### THE REQUEST
Reproduce every line of the listing as written, apart from the pictures.

### DATASET EXCERPT
********************

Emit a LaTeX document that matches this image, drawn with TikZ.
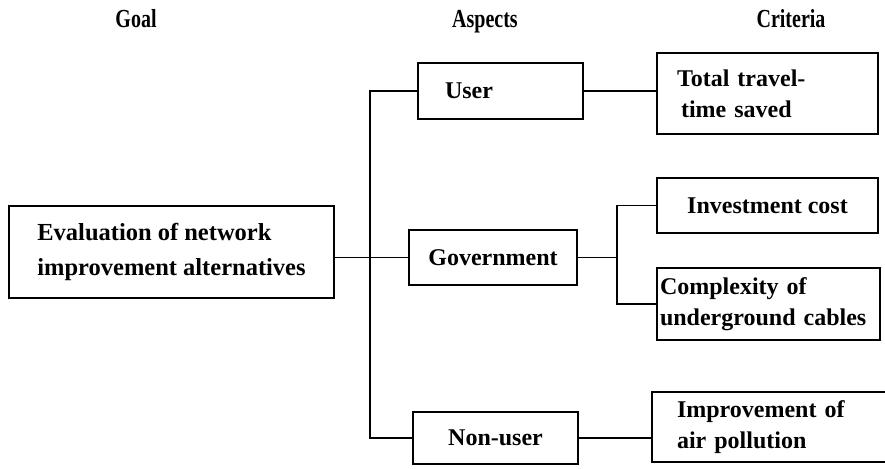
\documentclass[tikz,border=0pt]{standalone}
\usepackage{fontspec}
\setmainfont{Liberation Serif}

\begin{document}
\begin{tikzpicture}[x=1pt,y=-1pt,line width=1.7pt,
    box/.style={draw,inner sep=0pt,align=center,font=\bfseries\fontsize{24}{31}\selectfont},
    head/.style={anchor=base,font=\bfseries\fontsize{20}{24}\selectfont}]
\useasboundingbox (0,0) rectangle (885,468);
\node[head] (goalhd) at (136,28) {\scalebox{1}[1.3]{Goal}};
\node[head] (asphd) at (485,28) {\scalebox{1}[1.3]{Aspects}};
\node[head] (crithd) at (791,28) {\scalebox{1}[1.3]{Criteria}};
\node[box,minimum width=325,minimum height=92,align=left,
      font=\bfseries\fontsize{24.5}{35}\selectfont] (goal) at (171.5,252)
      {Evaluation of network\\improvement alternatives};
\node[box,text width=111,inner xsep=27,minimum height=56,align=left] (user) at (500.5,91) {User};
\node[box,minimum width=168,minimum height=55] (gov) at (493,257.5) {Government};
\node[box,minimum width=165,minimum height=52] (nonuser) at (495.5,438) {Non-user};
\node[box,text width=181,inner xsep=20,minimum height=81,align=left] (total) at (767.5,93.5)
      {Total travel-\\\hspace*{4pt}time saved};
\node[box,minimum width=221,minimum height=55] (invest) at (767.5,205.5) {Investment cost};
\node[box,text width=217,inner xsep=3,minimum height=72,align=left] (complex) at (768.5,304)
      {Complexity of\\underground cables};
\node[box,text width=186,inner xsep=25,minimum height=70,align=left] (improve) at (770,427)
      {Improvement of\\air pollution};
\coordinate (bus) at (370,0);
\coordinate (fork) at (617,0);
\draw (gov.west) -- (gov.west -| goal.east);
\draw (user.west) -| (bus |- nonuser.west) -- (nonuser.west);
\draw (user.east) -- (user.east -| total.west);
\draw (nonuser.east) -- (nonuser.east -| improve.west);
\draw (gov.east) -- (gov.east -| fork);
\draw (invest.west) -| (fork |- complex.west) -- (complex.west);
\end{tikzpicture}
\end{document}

********************

### OUTPUT OF THE EXERCISE
Emit a LaTeX document that matches this image, drawn with TikZ.
\documentclass[tikz,border=0pt]{standalone}
\usepackage{fontspec}
\setmainfont{Liberation Serif}

\begin{document}
\begin{tikzpicture}[x=1pt,y=-1pt,line width=1.7pt,
    box/.style={draw,inner sep=0pt,align=center,font=\bfseries\fontsize{24}{31}\selectfont},
    head/.style={anchor=base,font=\bfseries\fontsize{20}{24}\selectfont}]
\useasboundingbox (0,0) rectangle (885,468);
\node[head] (goalhd) at (136,28) {\scalebox{1}[1.3]{Goal}};
\node[head] (asphd) at (485,28) {\scalebox{1}[1.3]{Aspects}};
\node[head] (crithd) at (791,28) {\scalebox{1}[1.3]{Criteria}};
\node[box,minimum width=325,minimum height=92,align=left,
      font=\bfseries\fontsize{24.5}{35}\selectfont] (goal) at (171.5,252)
      {Evaluation of network\\improvement alternatives};
\node[box,text width=111,inner xsep=27,minimum height=56,align=left] (user) at (500.5,91) {User};
\node[box,minimum width=168,minimum height=55] (gov) at (493,257.5) {Government};
\node[box,minimum width=165,minimum height=52] (nonuser) at (495.5,438) {Non-user};
\node[box,text width=181,inner xsep=20,minimum height=81,align=left] (total) at (767.5,93.5)
      {Total travel-\\\hspace*{4pt}time saved};
\node[box,minimum width=221,minimum height=55] (invest) at (767.5,205.5) {Investment cost};
\node[box,text width=217,inner xsep=3,minimum height=72,align=left] (complex) at (768.5,304)
      {Complexity of\\underground cables};
\node[box,text width=186,inner xsep=25,minimum height=70,align=left] (improve) at (770,427)
      {Improvement of\\air pollution};
\coordinate (bus) at (370,0);
\coordinate (fork) at (617,0);
\draw (gov.west) -- (gov.west -| goal.east);
\draw (user.west) -| (bus |- nonuser.west) -- (nonuser.west);
\draw (user.east) -- (user.east -| total.west);
\draw (nonuser.east) -- (nonuser.east -| improve.west);
\draw (gov.east) -- (gov.east -| fork);
\draw (invest.west) -| (fork |- complex.west) -- (complex.west);
\end{tikzpicture}
\end{document}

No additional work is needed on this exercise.